Drama and Theater (Motif)
Drama and theater are important motifs in Snow. Certainly, this is partially the case because two of the most climactic moments of the novel (i.e., the play during which the coup is staged and the play during which Kadife both bares her head and shoots Sunay Zaim) occur during moments of theatricality. These incidents also draw our attention to the political importance of theater—not just in a propagandistic sense, but also in the sense that theater can ignite fires in a cause's followers, unite enemies, and the like. Additionally, the centrality of drama and theater in the novel draws our attention as readers to the various airs and bravados put on by different characters.

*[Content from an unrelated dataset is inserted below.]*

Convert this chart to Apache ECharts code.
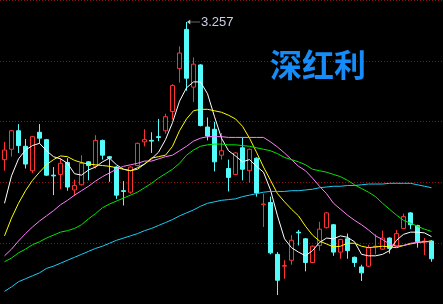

From both Ka's perspective and that of Orhan, our narrator, we are able to see how much posturing and pretense can be annihilated in a mere moment, as well as how powerful and clear actions are when they are not part of a larger act. The novel directs us to the power of drama and acting, yet also cautions us against it by showing us how purity and intimacy are clear virtues (for example, in the character of Necip).
Headscarf (Symbol)
The headscarf is one of the main symbolic garments of Islam, and in the novel it conveys important symbolic meaning as the political flag of the oppressed Muslim women. Though much of Turkey (and certainly, of Kars) is Muslim, the local women and girls have been banned from wearing their headscarves in public places like schools. This leads many of the women to fall into a state of depression and alienation from which many do not recover, instead choosing to take their own lives. As Ka discovers, though, things run much deeper for women in Kars than the simple issue of whether to remain covered or not. In this way, the headscarf is not just a symbol of women's plight but also serves as a scapegoat for their condition. Women are oppressed in Kars, and third parties may point to the headscarf as evidence of this oppression—in reality, the headscarf is only a symbol of larger issues (i.e., Islamophobia, Kemalism, Orientalism), just as a flag can only truly be a stand in for a series of ideas. This status of the headscarf as an important and multivalent symbol is only reinforced by the multiple perceptions of the headscarf that are presented in the novel (i.e., the idea that the headscarf oppresses women versus the idea that the scarf frees them from the predatory male gaze), as well as the centrality of the headscarf to both major pieces of theater in the text.
Turgenev (Motif)
The novel’s mood includes sad and melancholic notes, and the author alludes to famous Russian novelist Ivan Turgenev, as the mood of his works are mirrored in Ka’s soul and inner world. In fact, when Ka first meets Ipek, he says to himself that he feels like "the sad and romantic hero of a Turgenev novel, setting off to meet the woman who has been haunting his dreams for years" (33). Turgenev is much beloved by Ka, and Ka identifies himself with the famous writer because both longed for their backward, barbarous home countries while exiled and living in Europe. Additionally, we are told that Ka loves the Romantic sensibility of Turgenev’s novels, something we see in his clear desire to fall in love and enjoy the simple pleasures of Kars. At the same time, however, it is doing a disservice to Pamuk to paint Ka as a mere pastoralist or romantic—rather, he is a deeply flawed character of moral complexity, and this too is something Ka has in common with Turgenev's world. Such reference and allusion to Ivan Turgenev is traced throughout the entire novel, and a particularly clear moment in which this manifests is the novel's conclusion. When the citizens of Kars come to the railway station to see off Orhan, the narrator of the novel, Turgut Bey gives him a new original translation of Turgenev’s novella First Love.
The New Life Pastry Shop (Symbol)
Many of the important meetings and conversations between characters in the novel take place in a café called the New Life Pastry Shop. For example, it is here that Ka first meets with and speaks of his love to Ipek, and it is also where the director of the Institute of Education is killed. The café is the place where a new life might start, but it is also the place where one’s life could end at any second. Thus, the New Life Pastry Shop is, like snow, a symbol of the world’s uncertainty and the realization that everything has two sides—where something new begins, something old must first die.